The benefits of data health controls include:

  • Improved Data Quality: Ensures that data remains accurate, consistent, and reliable for decision-making.
  • Enhanced Security: Protects sensitive data from breaches, unauthorized access, and corruption.
  • Regulatory Compliance: Helps organizations adhere to legal and industry standards for data management.
  • Operational Efficiency: Reduces the time and resources spent on correcting data issues and ensures that data is readily available and usable.
  • Risk Mitigation: Prevents costly errors and data-related risks that can arise from poor data management.

In summary, data health controls are essential components of a comprehensive data governance strategy, helping organizations maintain the integrity, security, and usability of their data assets.

Health actions: Health management actions give you and your users steps to take to improve data health and governance across your data estate. These actions correspond to the checks made to calculate a data product's data governance health control score. Addressing these actions raises your health score and promotes an overall more useable and discoverable data catalog.

Data quality

Microsoft Purview Data Quality is a comprehensive solution that empowers governance domain and data owners to assess and oversee the quality of their data ecosystem, facilitating targeted actions for improvement.

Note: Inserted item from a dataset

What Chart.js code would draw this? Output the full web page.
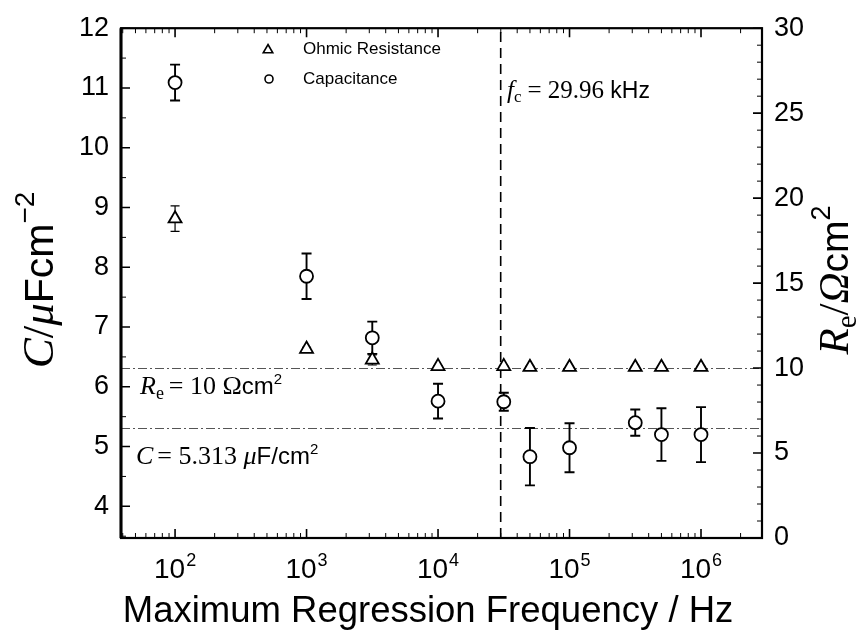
<!DOCTYPE html>
<html>
<head>
<meta charset="utf-8">
<script src="https://cdn.jsdelivr.net/npm/chart.js@4.4.1/dist/chart.umd.min.js"></script>
<style>
html,body{margin:0;padding:0;background:#fff;}
#wrap{width:857px;height:642px;position:relative;}
</style>
</head>
<body>
<div id="wrap"><canvas id="c"></canvas></div>
<script>
// ---- data ----
const freq        = [100, 1000, 3162, 10000, 31623, 50000, 100000, 316228, 500000, 1000000];
const capacitance = [11.09, 7.85, 6.82, 5.76, 5.75, 4.83, 4.98, 5.40, 5.20, 5.20];
const capErr      = [0.30, 0.38, 0.27, 0.29, 0.15, 0.48, 0.41, 0.22, 0.44, 0.46];
const resistance  = [18.79, 11.12, 10.48, 10.10, 10.10, 10.05, 10.05, 10.05, 10.05, 10.05];
const resErr      = [0.75, 0.10, 0.30, 0.05, 0.05, 0.05, 0.05, 0.05, 0.05, 0.05];
const xDecades    = [100, 1000, 10000, 100000, 1000000];
const xExponents  = ['2', '3', '4', '5', '6'];
const cTicks      = [4, 5, 6, 7, 8, 9, 10, 11, 12];
const rTicks      = [0, 5, 10, 15, 20, 25, 30];
const refR = 10;        // Ohm cm^2
const refC = 5.313;     // uF/cm^2
const fcHz = 29960;     // cut-off frequency

const SANS = '"Liberation Sans", Arial, sans-serif';
const SERIF = '"Liberation Serif", "Times New Roman", serif';

function drawRich(ctx, pieces, x, y, align) {
  let total = 0;
  pieces.forEach(p => { ctx.font = p.font; p.w = ctx.measureText(p.t).width; total += p.w + (p.sp || 0); });
  let cx = align === 'center' ? x - total / 2 : x;
  pieces.forEach(p => {
    ctx.font = p.font;
    ctx.textBaseline = 'alphabetic';
    ctx.textAlign = 'left';
    ctx.fillText(p.t, cx, y + (p.dy || 0));
    cx += p.w + (p.sp || 0);
  });
}

const decor = {
  id: 'decor',
  beforeDatasetsDraw(chart) {
    const {ctx, chartArea: a, scales} = chart;
    const x = scales.x, y = scales.y, y2 = scales.y2;
    ctx.save();
    // reference lines
    ctx.strokeStyle = '#555';
    ctx.lineWidth = 1;
    ctx.setLineDash([9, 3, 2, 3]);
    let py = Math.round(y2.getPixelForValue(refR)) + 0.5;
    ctx.beginPath(); ctx.moveTo(a.left, py); ctx.lineTo(a.right, py); ctx.stroke();
    py = Math.round(y.getPixelForValue(refC)) + 0.5;
    ctx.beginPath(); ctx.moveTo(a.left, py); ctx.lineTo(a.right, py); ctx.stroke();
    // vertical dashed cut-off line
    ctx.strokeStyle = '#000';
    ctx.lineWidth = 1.6;
    ctx.setLineDash([10, 6]);
    const px = x.getPixelForValue(fcHz);
    ctx.beginPath(); ctx.moveTo(px, a.bottom); ctx.lineTo(px, a.top); ctx.stroke();
    ctx.setLineDash([]);
    // error bars
    const bars = (vals, errs, sc, lw, cap) => {
      ctx.lineWidth = lw;
      ctx.strokeStyle = '#000';
      freq.forEach((f, i) => {
        const fx = x.getPixelForValue(f);
        const t = sc.getPixelForValue(vals[i] + errs[i]);
        const b = sc.getPixelForValue(vals[i] - errs[i]);
        ctx.beginPath();
        ctx.moveTo(fx, t); ctx.lineTo(fx, b);
        ctx.moveTo(fx - cap, t); ctx.lineTo(fx + cap, t);
        ctx.moveTo(fx - cap, b); ctx.lineTo(fx + cap, b);
        ctx.stroke();
      });
    };
    bars(resistance, resErr, y2, 1.2, 4.5);
    bars(capacitance, capErr, y, 1.9, 5);
    ctx.restore();
  },
  afterDraw(chart) {
    const {ctx, chartArea: a, scales} = chart;
    const x = scales.x, y = scales.y, y2 = scales.y2;
    ctx.save();
    ctx.fillStyle = '#000';
    ctx.strokeStyle = '#000';
    // frame
    ctx.lineWidth = 2.2;
    ctx.strokeRect(a.left, a.top, a.right - a.left, a.bottom - a.top);
    ctx.lineWidth = 3;
    ctx.beginPath(); ctx.moveTo(a.left, a.top); ctx.lineTo(a.left, a.bottom); ctx.stroke();
    // tick marks (inward)
    ctx.lineWidth = 1.6;
    ctx.beginPath();
    xDecades.forEach(d => {
      const px = x.getPixelForValue(d);
      ctx.moveTo(px, a.bottom); ctx.lineTo(px, a.bottom - 9);
      ctx.moveTo(px, a.top); ctx.lineTo(px, a.top + 9);
    });
    cTicks.forEach(v => {
      const p = y.getPixelForValue(v);
      ctx.moveTo(a.left, p); ctx.lineTo(a.left + 9, p);
    });
    rTicks.forEach(v => {
      const p = y2.getPixelForValue(v);
      ctx.moveTo(a.right, p); ctx.lineTo(a.right - 9, p);
    });
    ctx.stroke();
    ctx.lineWidth = 1;
    ctx.beginPath();
    for (let d = 10; d <= 1e6; d *= 10) {
      for (let m = 2; m <= 9; m++) {
        const v = d * m;
        if (v < x.min || v > x.max) continue;
        const px = x.getPixelForValue(v);
        ctx.moveTo(px, a.bottom); ctx.lineTo(px, a.bottom - 5);
        ctx.moveTo(px, a.top); ctx.lineTo(px, a.top + 5);
      }
    }
    for (let v = 3.5; v <= 12; v += 0.5) {
      if (Number.isInteger(v) || v < y.min) continue;
      const p = y.getPixelForValue(v);
      ctx.moveTo(a.left, p); ctx.lineTo(a.left + 5, p);
    }
    for (let v = 1; v < 30; v++) {
      if (v % 5 === 0) continue;
      const p = y2.getPixelForValue(v);
      ctx.moveTo(a.right, p); ctx.lineTo(a.right - 5, p);
    }
    ctx.stroke();

    // x tick labels 10^n
    xDecades.forEach((d, i) => {
      const px = x.getPixelForValue(d);
      ctx.font = '28px ' + SANS;
      const w1 = ctx.measureText('10').width;
      ctx.font = '18px ' + SANS;
      const w2 = ctx.measureText(xExponents[i]).width;
      const sx = px - (w1 + w2 + 1) / 2;
      drawRich(ctx, [
        {t: '10', font: '28px ' + SANS, sp: 1},
        {t: xExponents[i], font: '18px ' + SANS, dy: -12}
      ], sx, a.bottom + 40, 'left');
    });

    // x title
    ctx.font = '36.5px ' + SANS;
    ctx.textAlign = 'center';
    ctx.textBaseline = 'middle';
    ctx.fillText('Maximum Regression Frequency / Hz', 428, 612);

    // left y title
    ctx.save();
    ctx.translate(38, 280);
    ctx.rotate(-Math.PI / 2);
    drawRich(ctx, [
      {t: 'C', font: 'italic 45px ' + SERIF},
      {t: '/', font: '45px ' + SERIF},
      {t: 'μ', font: 'italic 45px ' + SERIF},
      {t: 'Fcm', font: '41px ' + SANS},
      {t: '−2', font: '28px ' + SANS, dy: -19}
    ], 0, 15, 'center');
    ctx.restore();

    // right y title
    ctx.save();
    ctx.translate(834, 280);
    ctx.rotate(-Math.PI / 2);
    drawRich(ctx, [
      {t: 'R', font: 'italic 43px ' + SERIF},
      {t: 'e', font: '29px ' + SERIF, dy: 8},
      {t: '/', font: '43px ' + SERIF},
      {t: 'Ω', font: 'italic 43px ' + SERIF},
      {t: 'cm', font: '39px ' + SANS},
      {t: '2', font: '27px ' + SANS, dy: -18}
    ], 0, 14, 'center');
    ctx.restore();

    // annotations
    drawRich(ctx, [
      {t: 'f', font: 'italic 25px ' + SERIF},
      {t: 'c', font: '17px ' + SERIF, dy: 4, sp: 6},
      {t: '= 29.96 ', font: '25px ' + SERIF},
      {t: 'kHz', font: '23px ' + SANS}
    ], 507, 98, 'left');
    drawRich(ctx, [
      {t: 'R', font: 'italic 26px ' + SERIF},
      {t: 'e', font: '18px ' + SERIF, dy: 5, sp: 5},
      {t: '= 10 Ω', font: '26px ' + SERIF},
      {t: 'cm', font: '24px ' + SANS},
      {t: '2', font: '15px ' + SANS, dy: -10}
    ], 140, 394, 'left');
    drawRich(ctx, [
      {t: 'C', font: 'italic 26px ' + SERIF, sp: 4},
      {t: '= 5.313 ', font: '26px ' + SERIF},
      {t: 'μ', font: 'italic 26px ' + SERIF},
      {t: 'F/cm', font: '24px ' + SANS},
      {t: '2', font: '15px ' + SANS, dy: -10}
    ], 136, 464, 'left');

    // legend
    const ds = chart.data.datasets;
    ctx.lineWidth = 1.6;
    ctx.strokeStyle = '#000';
    ctx.fillStyle = '#fff';
    Chart.helpers.drawPoint(ctx, {pointStyle: 'triangle', radius: 5.5, rotation: 0, borderWidth: 1.6}, 268, 50);
    Chart.helpers.drawPoint(ctx, {pointStyle: 'circle', radius: 4, rotation: 0, borderWidth: 1.6}, 269, 79);
    ctx.fillStyle = '#000';
    ctx.font = '17px ' + SANS;
    ctx.textAlign = 'left';
    ctx.textBaseline = 'middle';
    ctx.fillText(ds[0].label, 303, 49);
    ctx.fillText(ds[1].label, 303, 79);
    ctx.restore();
  }
};

new Chart(document.getElementById('c'), {
  type: 'scatter',
  data: {
    datasets: [
      {
        label: 'Ohmic Resistance',
        yAxisID: 'y2',
        data: freq.map((f, i) => ({x: f, y: resistance[i]})),
        pointStyle: 'triangle',
        pointRadius: 7.5,
        borderColor: '#000',
        backgroundColor: '#fff',
        borderWidth: 1.8
      },
      {
        label: 'Capacitance',
        yAxisID: 'y',
        data: freq.map((f, i) => ({x: f, y: capacitance[i]})),
        pointStyle: 'circle',
        pointRadius: 6.5,
        borderColor: '#000',
        backgroundColor: '#fff',
        borderWidth: 1.8
      }
    ]
  },
  options: {
    responsive: true,
    maintainAspectRatio: false,
    animation: false,
    layout: {padding: {top: 17, left: 0, right: 0, bottom: 0}},
    plugins: {legend: {display: false}, tooltip: {enabled: false}},
    scales: {
      x: {
        type: 'logarithmic',
        min: 38.8,
        max: 2.91e6,
        grid: {display: false, drawTicks: false},
        border: {display: false},
        ticks: {display: false},
        afterBuildTicks(s) { s.ticks = xDecades.map(v => ({value: v})); },
        afterFit(s) { s.height = 104; }
      },
      y: {
        type: 'linear',
        position: 'left',
        min: 3.47,
        max: 12,
        grid: {display: false, drawTicks: false},
        border: {display: false},
        ticks: {color: '#000', padding: 12, font: {family: SANS, size: 27}},
        afterBuildTicks(s) { s.ticks = cTicks.map(v => ({value: v})); },
        afterFit(s) { s.width = 121; }
      },
      y2: {
        type: 'linear',
        position: 'right',
        min: 0,
        max: 30,
        grid: {display: false, drawTicks: false},
        border: {display: false},
        ticks: {color: '#000', padding: 12, font: {family: SANS, size: 27}},
        afterBuildTicks(s) { s.ticks = rTicks.map(v => ({value: v})); },
        afterFit(s) { s.width = 95; }
      }
    }
  },
  plugins: [decor]
});
</script>
</body>
</html>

Data Quality offers users the ability to evaluate data quality using no-code/low-code rules, including out-of-the-box (OOB) rules and AI-generated rules. These rules are aggregated to provide scores at the levels of data assets, data products, and governance domains, ensuring end-to-end visibility of data quality within each domain. Microsoft Purview Data Quality also incorporates AI-powered data profiling capabilities

By applying Microsoft Purview Data Quality, organizations can effectively measure, monitor, and enhance the quality of their data assets.